(Figure scripts)

········

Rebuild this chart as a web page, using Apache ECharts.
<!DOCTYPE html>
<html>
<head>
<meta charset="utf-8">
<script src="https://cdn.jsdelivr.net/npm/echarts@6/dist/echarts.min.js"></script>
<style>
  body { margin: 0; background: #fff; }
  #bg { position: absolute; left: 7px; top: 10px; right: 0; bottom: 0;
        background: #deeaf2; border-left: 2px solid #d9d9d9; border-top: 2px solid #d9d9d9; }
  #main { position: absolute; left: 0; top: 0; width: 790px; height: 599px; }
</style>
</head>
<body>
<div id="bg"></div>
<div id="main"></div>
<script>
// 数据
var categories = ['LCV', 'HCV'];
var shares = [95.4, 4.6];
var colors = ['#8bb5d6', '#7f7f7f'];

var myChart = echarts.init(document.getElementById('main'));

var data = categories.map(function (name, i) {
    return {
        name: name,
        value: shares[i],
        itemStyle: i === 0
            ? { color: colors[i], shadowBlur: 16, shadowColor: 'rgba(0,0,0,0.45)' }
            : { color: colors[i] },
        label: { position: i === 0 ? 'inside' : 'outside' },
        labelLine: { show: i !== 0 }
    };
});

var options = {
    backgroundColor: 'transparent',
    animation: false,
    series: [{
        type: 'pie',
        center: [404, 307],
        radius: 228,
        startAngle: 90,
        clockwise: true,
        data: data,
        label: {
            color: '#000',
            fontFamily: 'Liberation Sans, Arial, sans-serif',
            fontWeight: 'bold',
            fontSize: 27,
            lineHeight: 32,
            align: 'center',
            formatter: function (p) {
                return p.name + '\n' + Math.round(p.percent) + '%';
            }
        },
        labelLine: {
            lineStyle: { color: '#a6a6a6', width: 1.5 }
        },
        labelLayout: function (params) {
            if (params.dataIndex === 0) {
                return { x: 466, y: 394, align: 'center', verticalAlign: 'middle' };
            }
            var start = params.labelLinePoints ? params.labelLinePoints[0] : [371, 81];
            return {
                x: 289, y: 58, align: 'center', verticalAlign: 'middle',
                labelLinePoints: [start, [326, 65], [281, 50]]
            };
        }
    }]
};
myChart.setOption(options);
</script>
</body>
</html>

········

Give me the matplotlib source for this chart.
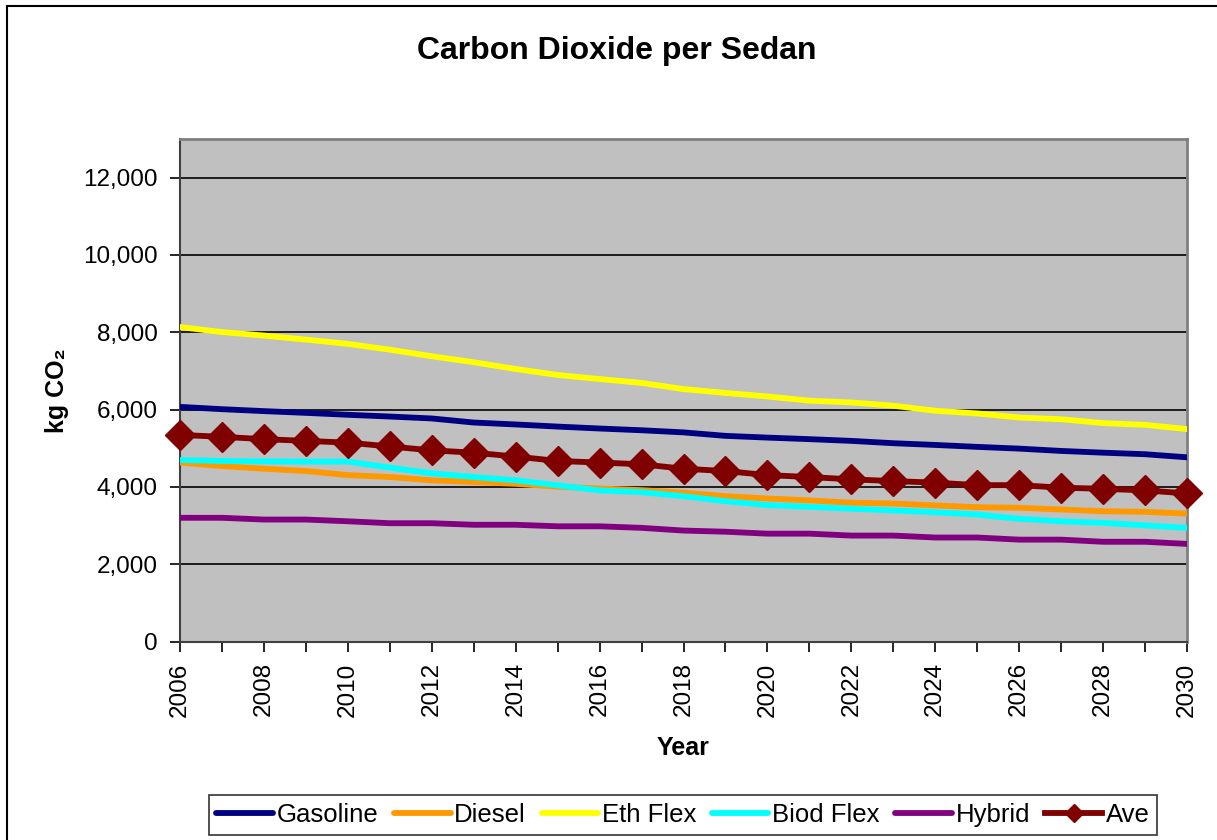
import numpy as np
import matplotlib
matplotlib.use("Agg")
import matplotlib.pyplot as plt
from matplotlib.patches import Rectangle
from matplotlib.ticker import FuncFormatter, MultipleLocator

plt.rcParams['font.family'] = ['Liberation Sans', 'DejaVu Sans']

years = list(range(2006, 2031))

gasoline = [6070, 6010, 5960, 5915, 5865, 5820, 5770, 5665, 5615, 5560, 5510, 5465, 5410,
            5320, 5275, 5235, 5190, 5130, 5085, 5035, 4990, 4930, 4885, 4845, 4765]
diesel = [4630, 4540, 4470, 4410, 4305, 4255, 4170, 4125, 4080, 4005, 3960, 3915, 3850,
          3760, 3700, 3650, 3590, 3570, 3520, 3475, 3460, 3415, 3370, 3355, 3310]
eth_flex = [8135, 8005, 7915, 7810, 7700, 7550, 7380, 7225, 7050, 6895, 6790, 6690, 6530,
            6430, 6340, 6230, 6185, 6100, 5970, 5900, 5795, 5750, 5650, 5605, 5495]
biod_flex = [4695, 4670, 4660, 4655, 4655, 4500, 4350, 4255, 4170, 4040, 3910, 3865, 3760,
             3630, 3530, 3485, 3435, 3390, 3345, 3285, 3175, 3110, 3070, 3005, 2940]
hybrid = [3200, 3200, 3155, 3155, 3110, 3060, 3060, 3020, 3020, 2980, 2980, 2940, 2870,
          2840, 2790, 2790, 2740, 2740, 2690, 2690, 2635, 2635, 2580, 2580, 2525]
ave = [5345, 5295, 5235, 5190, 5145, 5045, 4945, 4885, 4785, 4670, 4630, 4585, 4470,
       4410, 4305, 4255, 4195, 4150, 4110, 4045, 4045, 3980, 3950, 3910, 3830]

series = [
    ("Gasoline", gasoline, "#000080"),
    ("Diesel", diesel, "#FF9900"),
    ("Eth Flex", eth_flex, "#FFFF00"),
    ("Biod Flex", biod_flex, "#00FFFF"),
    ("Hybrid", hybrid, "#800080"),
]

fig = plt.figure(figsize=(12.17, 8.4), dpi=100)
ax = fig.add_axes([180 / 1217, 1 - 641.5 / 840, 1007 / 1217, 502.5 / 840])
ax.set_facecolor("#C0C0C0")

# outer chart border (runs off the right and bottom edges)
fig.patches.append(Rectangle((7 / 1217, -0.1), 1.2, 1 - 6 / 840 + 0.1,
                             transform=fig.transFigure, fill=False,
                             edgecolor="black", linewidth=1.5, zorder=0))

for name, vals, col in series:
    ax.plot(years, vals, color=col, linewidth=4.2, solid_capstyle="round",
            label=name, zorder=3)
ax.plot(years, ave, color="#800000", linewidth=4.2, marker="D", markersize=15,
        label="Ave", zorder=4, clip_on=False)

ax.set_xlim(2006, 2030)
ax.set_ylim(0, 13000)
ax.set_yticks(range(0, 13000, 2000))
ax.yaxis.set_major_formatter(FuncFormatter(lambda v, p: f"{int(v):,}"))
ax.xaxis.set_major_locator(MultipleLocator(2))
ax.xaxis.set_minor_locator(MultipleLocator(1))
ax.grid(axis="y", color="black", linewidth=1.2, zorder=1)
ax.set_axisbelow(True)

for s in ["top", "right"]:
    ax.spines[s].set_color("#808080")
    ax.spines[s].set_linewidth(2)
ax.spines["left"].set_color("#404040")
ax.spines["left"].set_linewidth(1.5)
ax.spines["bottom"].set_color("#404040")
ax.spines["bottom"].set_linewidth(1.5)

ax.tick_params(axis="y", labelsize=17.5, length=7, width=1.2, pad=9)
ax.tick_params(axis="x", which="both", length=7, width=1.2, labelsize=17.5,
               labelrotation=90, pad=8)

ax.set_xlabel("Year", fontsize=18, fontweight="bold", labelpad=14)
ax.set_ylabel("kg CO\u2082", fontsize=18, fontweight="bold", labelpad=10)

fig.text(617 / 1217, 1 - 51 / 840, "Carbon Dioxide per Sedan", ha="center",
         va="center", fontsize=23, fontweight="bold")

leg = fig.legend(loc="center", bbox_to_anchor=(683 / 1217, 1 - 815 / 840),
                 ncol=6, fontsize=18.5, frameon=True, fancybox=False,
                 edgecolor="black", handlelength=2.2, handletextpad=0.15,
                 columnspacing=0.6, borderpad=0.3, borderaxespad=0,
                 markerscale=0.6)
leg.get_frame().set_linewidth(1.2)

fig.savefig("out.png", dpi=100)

········

:: TASK BRIEF ::
In the listing above, find the line with "Give me the matplotlib source for this chart." and the line with "years = list(range(2006, 2031))". Copy exactly those lines and all between them, minus the images.

:: COMPLETE ANSWER ::
Give me the matplotlib source for this chart.
import numpy as np
import matplotlib
matplotlib.use("Agg")
import matplotlib.pyplot as plt
from matplotlib.patches import Rectangle
from matplotlib.ticker import FuncFormatter, MultipleLocator

plt.rcParams['font.family'] = ['Liberation Sans', 'DejaVu Sans']

years = list(range(2006, 2031))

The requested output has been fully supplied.